Friday, April 15, 2016
Nazi Germany m.42 combat helmet (part two)
The M.42, save for two modifications, is the same as the earlier M.35 and M.40 models that went before it. This is the helmet that greeted the nadir of the Third Reich.
The Nazi industrial base was becoming overtaxed by a multi-front war and impoverished by dwindling resources. As Hitler was sending boys and old men to the front lines steps were taken to manufacture a simpler, cheaper, helmet that was still as ballistically as sound as the M.35 and M.40 helmets that went before it. The M42 answered the production demands and available resources of the Reich as the war entered the home stretch.
The unrolled rim give a distinct flared aspect.
The rear split rivet, one of three, that secure the liner band to the shell.
Unlike both the M.35 and the M.40, the edge of the M.42 was not rolled or folded but left raw thus saving a step in production and saving time and money in a Reich which was running out of both.(m.42 top, m.40 bottom)
Unlike the ventilator of the M.35 which was a separate bushing, the M.42, like the M.40 before it, the ventilator was embossed into the shell.
The liner and chinstrap are complete and in very good condition.

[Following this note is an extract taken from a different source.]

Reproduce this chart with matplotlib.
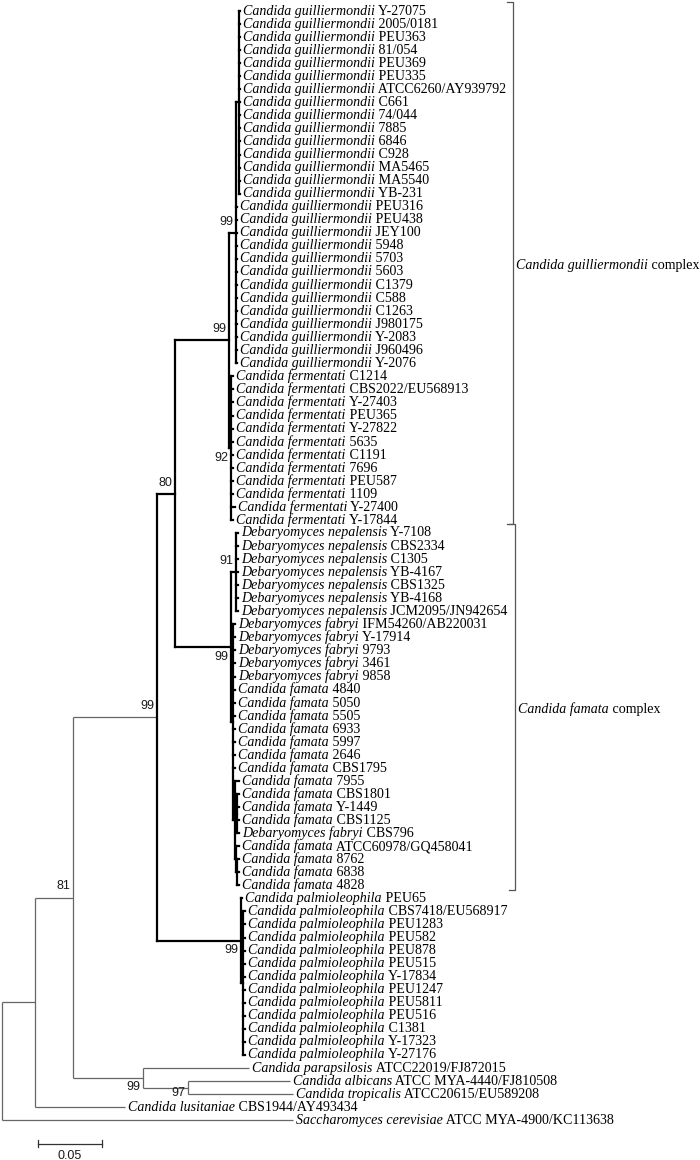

The leather is spaced from the shell with steel leaf springs.
Despite late-war shortages, the ventilated pigskin leather remains nearly as high
a quality as earlier models.The original drawstring is in very fine condition. The ink stamp in the dome indicates that the helmet was inspected and accepted for army and navy use. The dome stamp appeared in one of every one hundred helmets in a production run.
The liner is abundantly marked with maker's mark and size.

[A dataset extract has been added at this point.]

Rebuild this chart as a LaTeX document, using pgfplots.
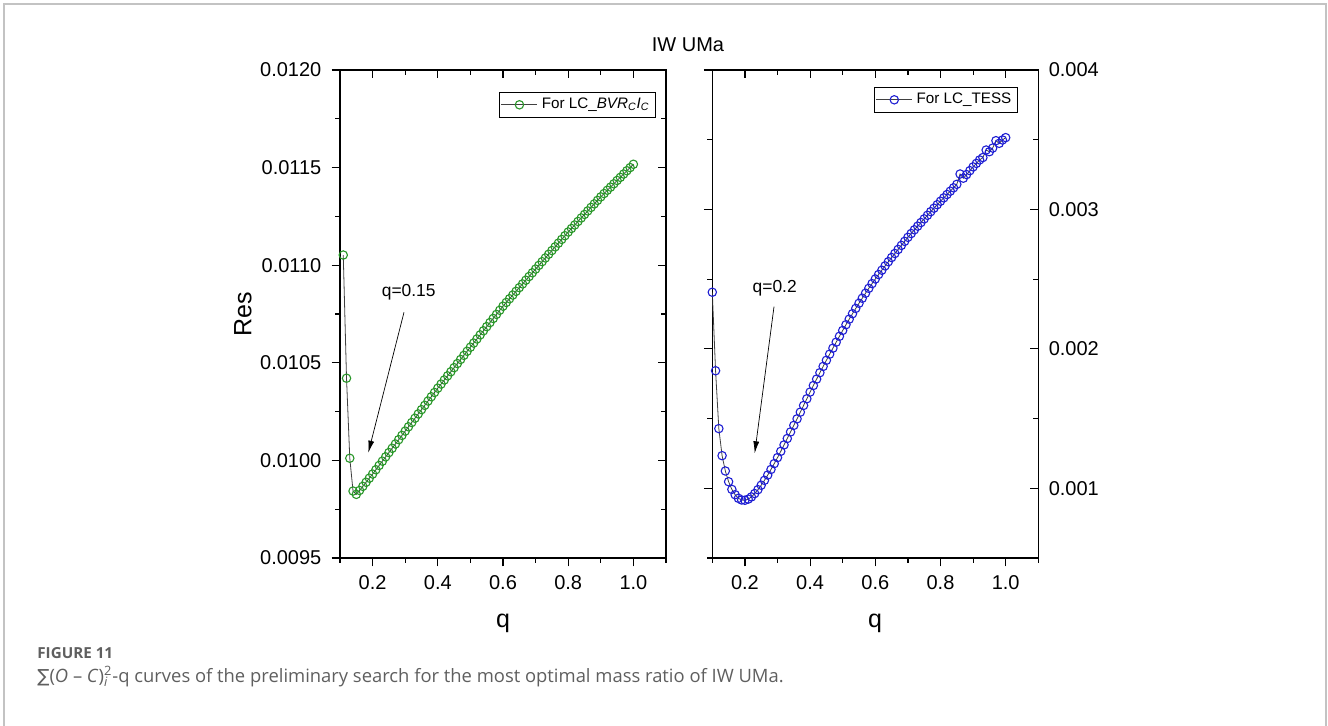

Manufacturer's mark and date of manufacture are stamped into the liner band.
The liner band indicates the size of the shell as well as that of the liner.
The production number is stamped on the underside of the rear skirt.
Although illegible, the end of the chinstrap has a manufacturer's mark.
Coarse fabric buffers the leather from the steel liner band and a series of delicate split-pins affix the leather to the metal liner band.
The fingers of the liner are reinforced with leather grommets. Note the repair, I'm inclined that this was done in the factory.
Steel buckle on the chinstrap.
The chinstrap is fastened to the bail with a double-headed rivet...
and secured to a rectangular bail.
This late entry in the war came home with some GI, was acquired many years ago by a small, privately-owned, regional museum, and then through the generosity of the proprietor of that museum, came to my collection. Everybody should have such friends.